Skip to main content

Snapshot Management and Operations

The snapshot is a read-only static view of a source table, which can be used in the following scenarios:

  • Support independent query of dimension table. The snapshot will be used first to answer such queries.
  • The dimensions on the dimension table can also serve the query by adding the join key to the aggregate group without generating an index, thereby avoiding the problem of dimension explosion

By default, snapshots are automatically generated by the system when loading data, building indexes, and refreshing/merging segments, and are used to store the data of the dimension tables in the model. Kylin 5.0 and later versions provide the function of independent management of snapshots.

After the snapshot management function is enabled, the system will no longer automatically manage snapshots. The building, refreshing, and deletion of snapshots must be manually managed.

Enable Snapshot Management

The snapshot management is disabled by default. You can enable it in advanced settings.

  1. Navigate to Settings -> Advanced Settings -> Snapshot Management, turn on Support Snapshot Management.

    Enable Snapshot Management

    switch on

    switch off

Note:

  • After the snapshot management function is enabled, the system will no longer automatically manage snapshots. Following are the details:
    • If a table has already built a snapshot in the system, it will be displayed in the snapshot list. When the data changes, you need to manually refresh the snapshot
    • If a table has not built a snapshot in the system, it will not be displayed in the snapshot list, and you need to build it manually

Snapshot List

  1. After snapshot management is enabled, you can find Snapshot under Data Asset.

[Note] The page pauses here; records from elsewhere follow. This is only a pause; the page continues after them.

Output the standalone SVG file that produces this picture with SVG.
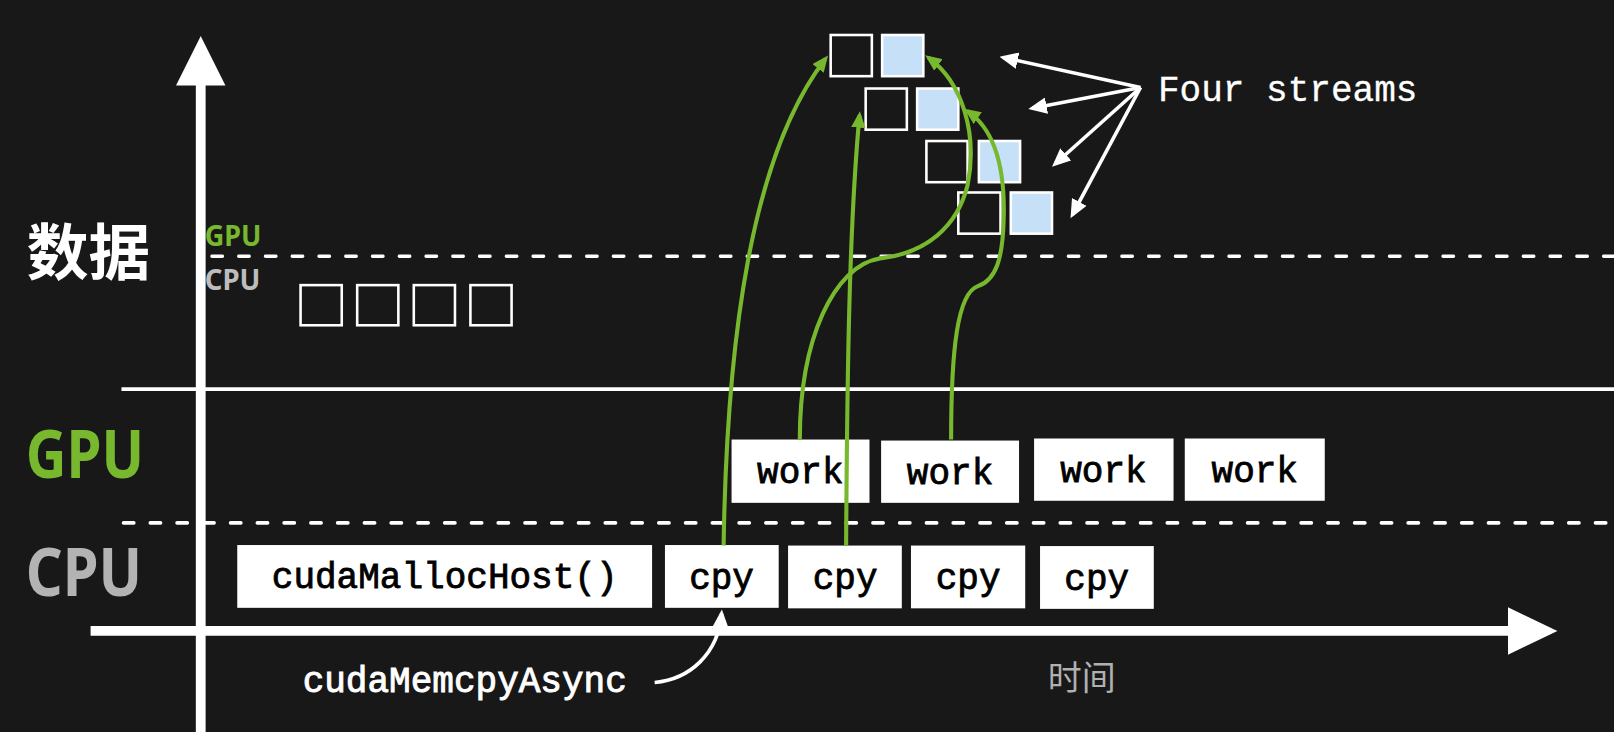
<svg xmlns="http://www.w3.org/2000/svg" width="1614" height="732" viewBox="0 0 1614 732">
<defs>
<style>
.mono{font-family:"Liberation Mono","DejaVu Sans Mono",monospace;font-size:35px}
.box{fill:#fff}
.bt{fill:#000;text-anchor:middle;stroke:#000;stroke-width:0.8}
.sq{fill:#181818;stroke:#fff;stroke-width:2.5}
.sqb{fill:#c5e0f7;stroke:#fff;stroke-width:2.5}
.green{fill:none;stroke:#77b82e;stroke-width:4;marker-end:url(#ag)}
.wl{fill:none;stroke:#fff;stroke-width:3.5;marker-end:url(#aw)}
.dash{stroke:#fff;stroke-width:3.5;stroke-dasharray:10 16;stroke-linecap:round}
.sans{font-family:"Noto Sans","Open Sans",sans-serif;font-weight:bold}
.cjk{font-family:"Noto Sans CJK SC","Noto Sans",sans-serif}
</style>
<marker id="ag" markerUnits="userSpaceOnUse" markerWidth="16" markerHeight="14" refX="12" refY="7" orient="auto"><path d="M0,0 L16,7 L0,14 z" fill="#77b82e"/></marker>
<marker id="aw" markerUnits="userSpaceOnUse" markerWidth="18" markerHeight="16" refX="14" refY="8" orient="auto"><path d="M0,0 L18,8 L0,16 z" fill="#fff"/></marker>
</defs>
<rect width="1614" height="732" fill="#181818"/>
<g transform="scale(1.02934)">
<g id="axes">
<line x1="195" y1="715" x2="195" y2="80" stroke="#fff" stroke-width="9.5"/>
<polygon points="171,83 219,83 195,35" fill="#fff"/>
<line x1="88" y1="613" x2="1468" y2="613" stroke="#fff" stroke-width="9.5"/>
<polygon points="1465,590 1465,636 1513,613" fill="#fff"/>
<line x1="118" y1="378" x2="1570" y2="378" stroke="#fff" stroke-width="3.5"/>
<line class="dash" x1="206" y1="249" x2="1570" y2="249"/>
<line class="dash" x1="120" y1="508" x2="1570" y2="508"/>
</g>
<g id="labels">
<text class="cjk" x="26" y="267" font-size="60" font-weight="bold" fill="#fff">数据</text>
<text class="sans" x="25" y="464" font-size="64" fill="#77b82e" textLength="115" lengthAdjust="spacingAndGlyphs">GPU</text>
<text class="sans" x="25" y="579" font-size="64" fill="#b3b3b3" textLength="113" lengthAdjust="spacingAndGlyphs">CPU</text>
<text class="sans" x="199" y="239" font-size="27" fill="#77b82e" textLength="55" lengthAdjust="spacingAndGlyphs">GPU</text>
<text class="sans" x="199" y="282" font-size="27" fill="#bdbdbd" textLength="54" lengthAdjust="spacingAndGlyphs">CPU</text>
<text class="cjk" x="1018" y="670" font-size="33" fill="#b0b0b0">时间</text>
<text class="mono" x="1125" y="98" fill="#fff" stroke="#fff" stroke-width="0.3">Four streams</text>
<text class="mono" x="294" y="672" fill="#fff" stroke="#fff" stroke-width="0.9">cudaMemcpyAsync</text>
</g>
<g id="cpu-data">
<rect class="sq" x="292" y="277" width="40" height="39"/>
<rect class="sq" x="347" y="277" width="40" height="39"/>
<rect class="sq" x="402" y="277" width="40" height="39"/>
<rect class="sq" x="457" y="277" width="40" height="39"/>
</g>
<g id="gpu-data">
<rect class="sq" x="807" y="34" width="40" height="40"/>
<rect class="sqb" x="857" y="34" width="40" height="40"/>
<rect class="sq" x="841" y="86" width="40" height="40"/>
<rect class="sqb" x="891" y="86" width="40" height="40"/>
<rect class="sq" x="900" y="137" width="40" height="40"/>
<rect class="sqb" x="951" y="137" width="40" height="40"/>
<rect class="sq" x="931" y="187" width="41" height="40"/>
<rect class="sqb" x="982" y="187" width="40" height="40"/>
</g>
<g id="malloc"><rect class="box" x="230.5" y="529.5" width="403" height="61"/><text class="mono bt" x="432" y="571">cudaMallocHost()</text></g>
<g id="cpy1"><rect class="box" x="646" y="529.5" width="110.5" height="61"/><text class="mono bt" x="701" y="572">cpy</text></g>
<g id="cpy2"><rect class="box" x="765.6" y="530" width="110.5" height="61"/><text class="mono bt" x="821" y="572">cpy</text></g>
<g id="cpy3"><rect class="box" x="885" y="530" width="111" height="61"/><text class="mono bt" x="940.5" y="572">cpy</text></g>
<g id="cpy4"><rect class="box" x="1010.4" y="530.5" width="110.5" height="61"/><text class="mono bt" x="1065.5" y="573">cpy</text></g>
<g id="work1"><rect class="box" x="710.7" y="427" width="134" height="61.5"/><text class="mono bt" x="777.5" y="469">work</text></g>
<g id="work2"><rect class="box" x="856" y="428" width="134" height="60.5"/><text class="mono bt" x="923" y="470">work</text></g>
<g id="work3"><rect class="box" x="1004.6" y="426" width="135.5" height="60.5"/><text class="mono bt" x="1072" y="468">work</text></g>
<g id="work4"><rect class="box" x="1151" y="426" width="136" height="60.5"/><text class="mono bt" x="1219" y="468">work</text></g>
<g id="connectors">
<path class="green" d="M703 530 C706 330 730 150 802 57"/>
<path class="green" d="M822 530 C823 360 825 220 835 112"/>
<path class="green" d="M777 427 C777 330 810 258 855 251 C900 246 930 220 940 180 C950 130 935 80 902 56"/>
<path class="green" d="M924 427 C924 340 930 285 950 278 C968 272 974 250 975 215 C977 160 965 125 940 108"/>
<path class="wl" d="M1108 85 L974.9 55.9"/>
<path class="wl" d="M1108 85 L1002.9 105.2"/>
<path class="wl" d="M1108 85 L1025 159.3"/>
<path class="wl" d="M1108 85 L1041.9 208.5"/>
<path class="wl" d="M636 663 C670 660 698 635 701 596"/>
</g>
</g>
</svg>
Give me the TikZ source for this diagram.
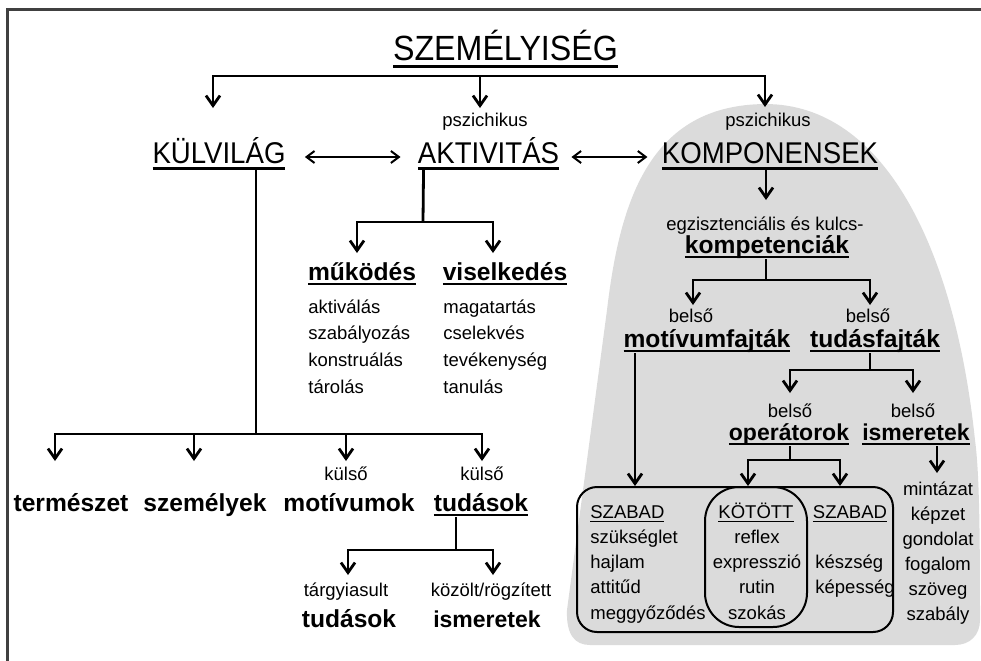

  2. Navigate to Data Asset -> Snapshot, the snapshot list will be displayed, as shown below:

    Snapshot List

    Fields Explanation:

    • Table Name:name of table.
    • Database Name:name of database.
    • Partition Column: partition column used in building snapshot.
    • Usage:usage of snapshot in querying. Update every 30 minutes.
    • Status:There are four statuses..
      • LOADING indicate the snapshot is loading and not able to serve queries.
      • ONLINE indicate the snapshot is online and able to serve queries.
      • REFRESHING indicate the snapshot is refreshing and able to serve queries with last built snapshots.
      • BROKEN indicate that the snapshot is damaged. When the source table has a structural change and is reloaded, the corresponding snapshot will change to this state and cannot serve the query at this time.
    • Storage:The storage of the snapshot ( Snappy compressed Parquet file format size ).
    • Lookup Model Amount:Indicate the number of models which use this table as lookup table.
    • Fact Model Amount:Indicate the number of models which use this table as fact table.
    • Last Updated Time:The last update/refresh time.

Snapshot Operations

Above the snapshot lis are the operation buttons. Specific actions are listed below:

  • Add Snapshots:Select tables or databases to build snapshots. Click Next to set partition columns.

    Add Snapshot

    Next, set the snapshot partition columns. Setting snapshot partition columns can improve the building speed by building partitions in parallel to a certain extent. By default, the system will build in a non-partitioned manner. Users can also set or detect partition columns , Also support specified partition value refresh.

    Note:

    • The snapshot partition column can only be set as the Hive partition column. If the wrong partition column is used, the building task will get wrong;

    • Building in partitions can only increase the speed of the building task, and the result of the built snapshot is still full data.

    Set Partition Column

  • Refresh Snapshots:Select snapshots to refresh.

    • Full refresh: The refresh operation at this time builds the latest and full snapshot.
    • Incremental refresh: For snapshots with source table partitions set, only the newly added partition value data will be refreshed (the built historical data will not be refreshed). It is recommended to select when the historical data is not updated.
    • Custom partition value refresh: Specify single or multiple partition values for data refresh.

    Refresh Snapshot

  • Delete Snapshots:Select snapshots to delete. It will discard all jobs related to the snapshots.

    delete

  • Repair Snapshots: When the source table has a structural change and is reloaded, the corresponding snapshot will change to "BROKEN" and can be repaired.

    repair

According building tasks of snapshot,you can configure spark related configurations in kylin.properties to achieve more fine-grained control.(These configuration can be overridden at project level)

The configuration starts with kylin.engine.snapshot.spark-conf, as shown below:

kylin.engine.snapshot.spark-conf.spark.executor.instances=5
kylin.engine.snapshot.spark-conf.spark.executor.cores=2
kylin.engine.snapshot.spark-conf.spark.executor.memory=12288m
kylin.engine.snapshot.spark-conf.spark.executor.memoryOverhead=3072m
kylin.engine.snapshot.spark-conf.spark.sql.shuffle.partitions=200
kylin.engine.snapshot.spark-conf.spark.driver.memory=4096m
kylin.engine.snapshot.spark-conf.spark.driver.memoryOverhead=3072m
kylin.engine.snapshot.spark-conf.spark.driver.cores=2